(Data extracted from a collection)
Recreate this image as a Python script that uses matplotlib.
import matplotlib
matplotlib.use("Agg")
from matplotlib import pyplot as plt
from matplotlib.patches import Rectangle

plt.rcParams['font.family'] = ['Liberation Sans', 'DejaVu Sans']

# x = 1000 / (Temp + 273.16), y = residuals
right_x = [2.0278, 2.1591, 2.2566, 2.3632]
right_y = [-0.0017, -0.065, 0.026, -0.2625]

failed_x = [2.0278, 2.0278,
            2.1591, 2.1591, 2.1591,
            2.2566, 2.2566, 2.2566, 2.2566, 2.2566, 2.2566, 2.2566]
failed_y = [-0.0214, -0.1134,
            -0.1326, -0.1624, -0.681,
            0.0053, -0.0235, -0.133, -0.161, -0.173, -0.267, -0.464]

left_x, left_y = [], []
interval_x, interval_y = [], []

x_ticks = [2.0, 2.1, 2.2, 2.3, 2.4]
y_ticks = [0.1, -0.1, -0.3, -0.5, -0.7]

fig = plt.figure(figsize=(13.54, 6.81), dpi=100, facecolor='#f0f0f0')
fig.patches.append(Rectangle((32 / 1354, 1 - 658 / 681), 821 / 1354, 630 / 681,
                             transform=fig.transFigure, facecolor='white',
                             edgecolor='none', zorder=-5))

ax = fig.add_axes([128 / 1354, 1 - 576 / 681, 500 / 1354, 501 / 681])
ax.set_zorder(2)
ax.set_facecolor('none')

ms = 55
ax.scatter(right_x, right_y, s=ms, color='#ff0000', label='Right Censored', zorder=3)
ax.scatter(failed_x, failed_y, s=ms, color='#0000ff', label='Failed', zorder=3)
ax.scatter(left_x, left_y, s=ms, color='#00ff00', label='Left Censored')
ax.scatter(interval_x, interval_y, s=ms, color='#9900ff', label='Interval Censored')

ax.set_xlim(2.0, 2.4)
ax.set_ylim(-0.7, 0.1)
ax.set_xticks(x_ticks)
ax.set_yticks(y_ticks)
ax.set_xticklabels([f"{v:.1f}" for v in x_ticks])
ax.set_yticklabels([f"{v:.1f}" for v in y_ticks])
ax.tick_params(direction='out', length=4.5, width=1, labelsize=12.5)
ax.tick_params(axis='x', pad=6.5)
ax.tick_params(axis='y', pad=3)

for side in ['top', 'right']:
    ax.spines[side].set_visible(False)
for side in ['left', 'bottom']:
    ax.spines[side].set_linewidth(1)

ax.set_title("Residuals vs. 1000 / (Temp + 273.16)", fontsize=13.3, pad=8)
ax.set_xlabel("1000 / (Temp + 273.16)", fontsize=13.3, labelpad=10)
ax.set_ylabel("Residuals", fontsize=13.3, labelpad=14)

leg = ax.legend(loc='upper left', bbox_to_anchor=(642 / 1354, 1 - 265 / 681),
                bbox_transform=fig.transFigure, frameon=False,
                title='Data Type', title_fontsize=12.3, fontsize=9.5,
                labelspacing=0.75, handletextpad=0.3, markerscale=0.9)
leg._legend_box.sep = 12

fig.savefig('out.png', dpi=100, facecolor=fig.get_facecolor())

---

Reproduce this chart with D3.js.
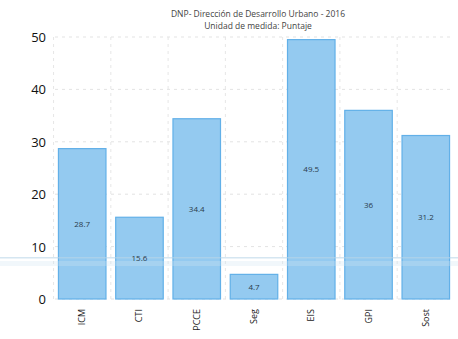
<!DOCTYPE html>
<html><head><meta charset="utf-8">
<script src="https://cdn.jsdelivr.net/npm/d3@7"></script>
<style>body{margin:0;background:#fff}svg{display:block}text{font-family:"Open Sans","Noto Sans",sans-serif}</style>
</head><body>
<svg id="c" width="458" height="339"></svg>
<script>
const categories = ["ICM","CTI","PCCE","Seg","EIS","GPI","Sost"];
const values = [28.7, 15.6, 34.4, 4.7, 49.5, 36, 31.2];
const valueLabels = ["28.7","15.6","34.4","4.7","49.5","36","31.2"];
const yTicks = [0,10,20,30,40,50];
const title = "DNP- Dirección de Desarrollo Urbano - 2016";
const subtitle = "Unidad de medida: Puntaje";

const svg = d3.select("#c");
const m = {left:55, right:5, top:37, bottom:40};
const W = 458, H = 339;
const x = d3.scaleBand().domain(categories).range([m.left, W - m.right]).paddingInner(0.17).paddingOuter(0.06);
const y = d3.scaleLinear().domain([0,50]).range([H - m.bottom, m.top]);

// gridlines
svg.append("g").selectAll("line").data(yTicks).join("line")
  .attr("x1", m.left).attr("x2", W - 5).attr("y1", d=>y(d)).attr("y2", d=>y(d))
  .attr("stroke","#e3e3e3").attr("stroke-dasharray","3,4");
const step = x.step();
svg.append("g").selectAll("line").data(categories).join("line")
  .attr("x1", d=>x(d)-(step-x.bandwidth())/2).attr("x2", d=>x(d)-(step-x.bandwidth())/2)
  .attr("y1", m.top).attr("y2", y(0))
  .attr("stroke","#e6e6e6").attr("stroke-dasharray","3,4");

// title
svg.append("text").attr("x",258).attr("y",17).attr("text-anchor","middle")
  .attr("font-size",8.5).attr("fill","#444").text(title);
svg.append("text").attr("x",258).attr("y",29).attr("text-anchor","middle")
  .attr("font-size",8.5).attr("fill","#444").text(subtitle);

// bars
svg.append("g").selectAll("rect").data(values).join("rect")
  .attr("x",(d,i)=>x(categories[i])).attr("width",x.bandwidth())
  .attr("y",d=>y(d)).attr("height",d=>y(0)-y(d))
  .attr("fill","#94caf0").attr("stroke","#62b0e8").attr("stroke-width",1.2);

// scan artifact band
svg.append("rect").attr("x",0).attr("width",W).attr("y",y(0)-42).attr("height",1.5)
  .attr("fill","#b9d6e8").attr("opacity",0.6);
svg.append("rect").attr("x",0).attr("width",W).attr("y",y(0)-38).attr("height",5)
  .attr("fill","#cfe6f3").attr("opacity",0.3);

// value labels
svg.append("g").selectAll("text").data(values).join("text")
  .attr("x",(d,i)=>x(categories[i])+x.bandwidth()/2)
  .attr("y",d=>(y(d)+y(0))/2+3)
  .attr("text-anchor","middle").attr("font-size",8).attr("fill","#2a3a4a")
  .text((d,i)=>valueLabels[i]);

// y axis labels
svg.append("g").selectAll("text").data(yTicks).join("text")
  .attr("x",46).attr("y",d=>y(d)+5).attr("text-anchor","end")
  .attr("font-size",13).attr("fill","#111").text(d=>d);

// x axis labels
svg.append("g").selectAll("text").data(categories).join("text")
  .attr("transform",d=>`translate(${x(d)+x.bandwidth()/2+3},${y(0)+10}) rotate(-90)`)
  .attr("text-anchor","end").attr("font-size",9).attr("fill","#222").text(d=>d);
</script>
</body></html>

_Your goal_: Give only the number of lines in the preceding material that contain the string "matplotlib".

_Response to this exercise_: 5